Las señoritas de Avignon

-Por fin mi hija va a cumplir su sueño de ser tatuadora.
-¿Pero no quería ser diseñadora de moda?
-Eso era lo que quería yo, pero ella prefería dibujar sobre la piel, ya veis.

Nos visita D. después de cinco años y nos pone al día de su vida. Su hija, a la que dejamos adolescente sísmica, saluda en una foto con melena enflequillada y los brazos cubiertos de tatuajes. La madre nos la muestra orgullosa.  Por fin ha encontrado su lugar en el mundo. L. y yo ponemos cara de circunstancias y luego nos da la risa nerviosa.

No creo que ningún padre ni madre sea especialmente feliz cuando un hijo le manifiesta su deseo de ganarse la vida con una pistola de tinta en locales underground o modernícolas. Pero D. suspira aliviada y me da qué pensar. ¿Las aspiraciones de nuestros hijos son libres, se las inducimos o son reactivas, una muestra de rebeldía contra lo que los padres les inoculamos?

Ayer hablábamos de eso las madres del cole de Minichuki y yo, con las que me encontré en el parque haciendo una excepción por ser el primer día de colegio (pisar la arena es un flashback siniestro a tantas horas de tedio y tobogán). Mi hija me había llamado, triunfal, para contarme que “este año, mami, me llevo genial con las niñas”. Y ahí estaban todas, sentadas en un banco como señoritas chismosas y volanderas. La foto fija de las preadolescentes que son ya. Y Minichuki en medio, divertida y orgullosa, pero evidentemente impostada en ese cuadro tan costumbrista y femenino.

A una lado el balón yacía aburrido dentro de su malla. Me dio mucha pena.

“Mi hija aún no sabe qué quiere ser de mayor”, dijo una de las madres. “Ya supongo, contesté, ¿sabías tú con once años lo que querías ser? ¿Y con 17? ¿lo sabías con 30?”. Me miraron con cara de ya está la de los tacones contraviniendo el guión, y entonces convinimos que sólo los casos vocacionales te llevan a elegir con más o menos acierto. Lo demás es una lotería que deviene ruleta rusa y garantiza generaciones de gente descontenta con estudios y trabajos que no les excitan ni un poquito.

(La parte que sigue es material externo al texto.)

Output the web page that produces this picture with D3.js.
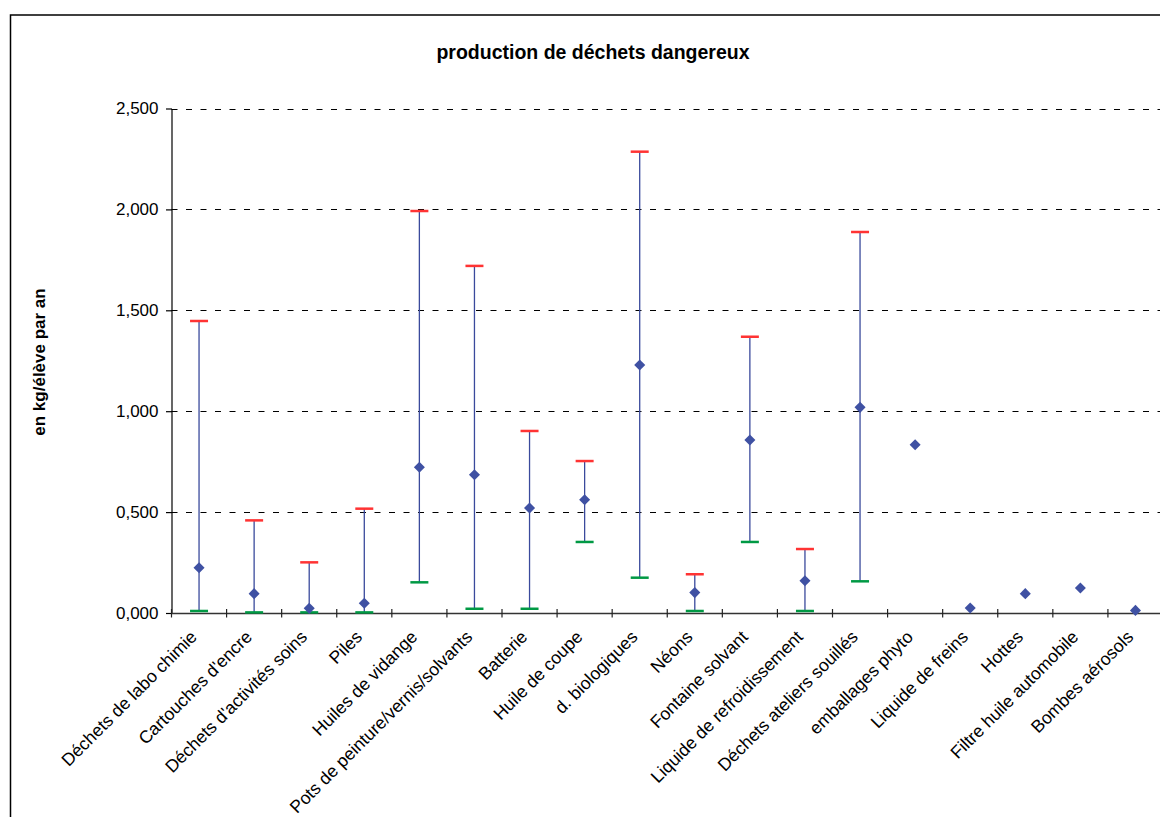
<!DOCTYPE html>
<html>
<head>
<meta charset="utf-8">
<script src="https://cdn.jsdelivr.net/npm/d3@7"></script>
<style>
  html, body { margin: 0; padding: 0; background: #fff; }
  svg { display: block; }
  text { font-family: "Liberation Sans", Arial, sans-serif; fill: #000; }
</style>
</head>
<body>
<svg id="chart" width="1160" height="817"></svg>
<script>
const categories = [
  "Déchets de labo chimie", "Cartouches d'encre", "Déchets d'activités soins", "Piles",
  "Huiles de vidange", "Pots de peinture/vernis/solvants", "Batterie", "Huile de coupe",
  "d. biologiques", "Néons", "Fontaine solvant", "Liquide de refroidissement",
  "Déchets ateliers souillés", "emballages phyto", "Liquide de freins", "Hottes",
  "Filtre huile automobile", "Bombes aérosols"
];
const highValues = [1.447, 0.459, 0.251, 0.517, 1.992, 1.720, 0.902, 0.753, 2.286, 0.192, 1.369, 0.317, 1.888, null, null, null, null, null];
const lowValues  = [0.010, 0.003, 0.003, 0.003, 0.152, 0.021, 0.021, 0.352, 0.175, 0.010, 0.352, 0.010, 0.157, null, null, null, null, null];
const meanValues = [0.224, 0.096, 0.023, 0.048, 0.722, 0.685, 0.520, 0.561, 1.229, 0.101, 0.857, 0.160, 1.019, 0.834, 0.025, 0.096, 0.124, 0.013];
const yTicks = [0, 0.5, 1.0, 1.5, 2.0, 2.5];
const titleText = "production de déchets dangereux";
const yTitleText = "en kg/élève par an";

const svg = d3.select("#chart");
const pLeft = 171.5, pRight = 1163, pTop = 108.5, pBottom = 613;

const x = d3.scaleBand().domain(categories).range([pLeft, pRight]).padding(0);
const y = d3.scaleLinear().domain([0, 2.5]).range([pBottom, pTop]);
const locale = d3.formatLocale({decimal: ",", thousands: ".", grouping: [3], currency: ["", "€"]});
const fmt = locale.format(".3f");

// outer border
svg.append("rect")
  .attr("x", 10.5).attr("y", 15).attr("width", 1200).attr("height", 900)
  .attr("fill", "none").attr("stroke", "#000").attr("stroke-width", 1.5);

// gridlines
svg.append("g").selectAll("line").data(yTicks.filter(d => d > 0)).join("line")
  .attr("x1", pLeft).attr("x2", pRight)
  .attr("y1", d => Math.round(y(d)) + 0.5).attr("y2", d => Math.round(y(d)) + 0.5)
  .attr("stroke", "#000").attr("stroke-width", 1).attr("stroke-dasharray", "6,8.5");

// y axis
const yAxis = d3.axisLeft(y).tickValues(yTicks).tickFormat(fmt).tickSizeInner(5).tickSizeOuter(0).tickPadding(8);
const gy = svg.append("g").attr("transform", `translate(${pLeft},0)`).call(yAxis);
gy.select(".domain").attr("stroke", "#000").attr("stroke-width", 1.2);
gy.selectAll(".tick line").attr("stroke", "#000").attr("stroke-width", 1.2).attr("x1", 0.5).attr("x2", -5.5);
gy.selectAll(".tick text").attr("font-size", 17).attr("font-family", "Liberation Sans, Arial, sans-serif").attr("fill", "#000");

// x axis
const xAxis = d3.axisBottom(x).tickValues([]).tickSizeOuter(0);
const gx = svg.append("g").attr("transform", `translate(0,${pBottom})`).call(xAxis);
gx.select(".domain").attr("stroke", "#333").attr("stroke-width", 1.5);
const boundaries = d3.range(categories.length + 1).map(i => pLeft + i * x.step());
gx.selectAll("line.bt").data(boundaries).join("line").attr("class", "bt")
  .attr("x1", d => d).attr("x2", d => d).attr("y1", -4).attr("y2", 4.5)
  .attr("stroke", "#222").attr("stroke-width", 1.2);

// category labels
gx.selectAll("text.cat").data(categories).join("text").attr("class", "cat")
  .attr("text-anchor", "end")
  .attr("font-size", 17.6)
  .attr("transform", d => `translate(${x(d) + x.bandwidth() / 2 - 1},${25}) rotate(-45)`)
  .text(d => d);

// hi-lo lines
const idx = d3.range(categories.length);
const cx = i => x(categories[i]) + x.bandwidth() / 2;
const hl = idx.filter(i => highValues[i] != null);
svg.append("g").selectAll("line").data(hl).join("line")
  .attr("x1", i => cx(i)).attr("x2", i => cx(i))
  .attr("y1", i => y(highValues[i])).attr("y2", i => y(lowValues[i]))
  .attr("stroke", "#3a4a9c").attr("stroke-width", 1.3);
svg.append("g").selectAll("line").data(hl).join("line")
  .attr("x1", i => cx(i) - 9).attr("x2", i => cx(i) + 9)
  .attr("y1", i => y(highValues[i])).attr("y2", i => y(highValues[i]))
  .attr("stroke", "#ff3333").attr("stroke-width", 2.5);
svg.append("g").selectAll("line").data(hl).join("line")
  .attr("x1", i => cx(i) - 9).attr("x2", i => cx(i) + 9)
  .attr("y1", i => y(lowValues[i])).attr("y2", i => y(lowValues[i]))
  .attr("stroke", "#009944").attr("stroke-width", 2.5);
const diamond = d3.symbol().type(d3.symbolDiamond2).size(78);
svg.append("g").selectAll("path").data(idx).join("path")
  .attr("d", diamond)
  .attr("transform", i => `translate(${cx(i)},${y(meanValues[i])})`)
  .attr("fill", "#3f51a3");

// titles
svg.append("text").attr("x", 593).attr("y", 59).attr("text-anchor", "middle")
  .attr("font-size", 19.5).attr("font-weight", "bold").text(titleText);
svg.append("text").attr("transform", "translate(45,362) rotate(-90)").attr("text-anchor", "middle")
  .attr("font-size", 17).attr("font-weight", "bold").text(yTitleText);
</script>
</body>
</html>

Pensé que la tatuadora quizás se acuesta feliz cada noche, no antes de limpiar cuidadosamente sus dedos de los restos de tinta. Y que entiende que lo suyo es un arte, y se aplica concentrada a labrar en piel ajena un deseo hecho alacrán, rosa o delfín. Y pensé que si a mi adolescente le da por el tatoo a mí me da un infarto, desde luego (y a su padre una apopelejía), pero que no querría verla dejarse las pestañas sobre un libro que la deja fría, con el único propósito de lograr eso que llaman “ganarse la vida”.

A veces uno pierde su vida en el afán de ganarla (siento este ramalazo entre bíblico y new age). Los mayores de cuarenta tenemos biografía suficiente como para intuir los fracasos que llegaron de decisiones dictadas por los convencionalismos. Por ser lo que quería tu padre o eso que nunca pudo alcanzar tu madre. Las frustraciones se heredan, como la hemofilia o las canas prematuras. Y uno tiene suerte si consigue defenderse del fatalismo y ser quien soñó cuando tenía doce años, o veintidós, como la hija de D.

Ayer mi enana hizo las paces con lo que se esperaba de ella y me puse triste. Sabía que ella estaba deseando coger ese balón y pegar una patada al infinito. Pero es lista y decidió que en su primer día de cole iba a integrarse con las niñas, su grupo natural, así que yo me integré con las madres -¿mi grupo natural?- y pasé un rato divertido en el que les propuse un juego que era el balón en la bolsa, la patada y el gol: “¿Qué es lo más extraño que lleváis en vuestros bolsos?”

Y todas los abrieron y en el revuelo hubo risas y salieron rouges de labios, listas de la compra, anillas de lata de Coca Cola, gomas de borrar, gomas del pelo, galletas saladas y algún sobre de azúcar. Y éramos niñas o adolescentes tontorronas.
Y pensé que uno puede ser feliz incluso bajo la manta de una etiqueta equivocada. Siempre que sepa que es un juego, aunque a veces termine pillándose los dedos con la cremallera.